Our program is based on a realization unbearable to the ego: that there are no “others” separate from you. There is one and the same life breathing in a diversity of chests, one and the same consciousness expressing itself in an infinity of bodies. It is the highest service of worship, just as Jesus says in Matthew 25:35-36:

ἐπείνασα γὰρ καὶ ἐδώκατέ μοι φαγεῖν, ἐδίψησα καὶ ἐποτίσατέ με, ξένος ἤμην καὶ συνηγάγετέ με, γυμνὸς καὶ περιεβάλετέ με, ἠσθένησα καὶ ἐπεσκέψασθέ με, ἐν φυλακῇ ἤμην καὶ ἤλθατε πρός με.

“For I was hungry, and you gave me food; I was thirsty, and you gave me drink; I was a stranger, and you took me in; I was naked, and you clothed me; sick, and you visited me; in prison, and you came to me.”

And when they ask “when…?”, Jesus caps it off like this in Matthew 25:40:

Ἀμὴν λέγω ὑμῖν, ἐφ’ ὅσον ἐποιήσατε ἑνὶ τούτων τῶν ἀδελφῶν μου τῶν ἐλαχίστων, ἐμοὶ ἐποιήσατε.

“Truly I tell you that inasmuch as you did it to one of the least of these my brothers, you did it to me.”

When you feed someone, you are not only filling a stomach; your action is silently saying: “There is someone to whom your existence matters.” By expressing it, your own existence expands and stops focusing on “me.”


This service is a kind of meditation in motion, although I do not mean closing your eyes and sitting in the lotus position.

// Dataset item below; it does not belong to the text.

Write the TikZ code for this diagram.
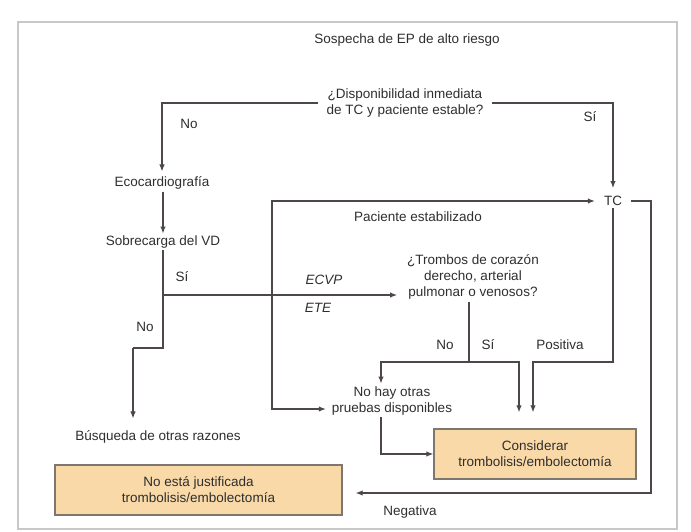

I am not talking about praying before distributing the food, but about serving as prayer. The heart softens and expands; the ego, even if only temporarily, remains at a standstill. The one who serves by giving is also nourished by the experience of being an integral part of reality.


And if you ask why do it on a large scale, it is because hunger, unfortunately, does not arrive in small doses; lately it has been arriving like a great wave that is growing rapidly. And in a flood, before developing theories, it is necessary to build boats. The scale responds to the dimensions of the need and to the size of the love that is possible. We try to do it big not so much because of our resources, but because of our desire to serve. The very act of service creates community; it brings faces, names, stories closer, and when there is community, dignity is reborn; and dignity does not accept being treated like trash. Believe me: a bowl of soup and a piece of bread can be more revolutionary than a thousand speeches.


At bottom, the reason is that while someone is hungry, all spirituality that does not become bread is merely decorative… and decoration does not feed anyone.

ἐὰν ἀδελφὸς ἢ ἀδελφὴ γυμνοὶ ὑπάρχωσιν καὶ λειπόμενοι τῆς ἐφημέρου τροφῆς, εἴπῃ δέ τις αὐτοῖς ἐξ ὑμῶν· Ὑπάγετε ἐν εἰρήνῃ, θερμαίνεσθε καὶ χορτάζεσθε, μὴ δῶτε δὲ αὐτοῖς τὰ ἐπιτήδεια τοῦ σώματος, τί τὸ ὄφελος; οὕτως καὶ ἡ πίστις, ἐὰν μὴ ἔχῃ ἔργα, νεκρά ἐστιν καθ’ ἑαυτήν.

“And if a brother or a sister are naked and in need of daily sustenance, and one of you says to them: Go in peace, warm yourselves and fill yourselves, but you do not give them the things that are necessary for the body, what good is it? So also faith, if it does not have works, is dead in itself.”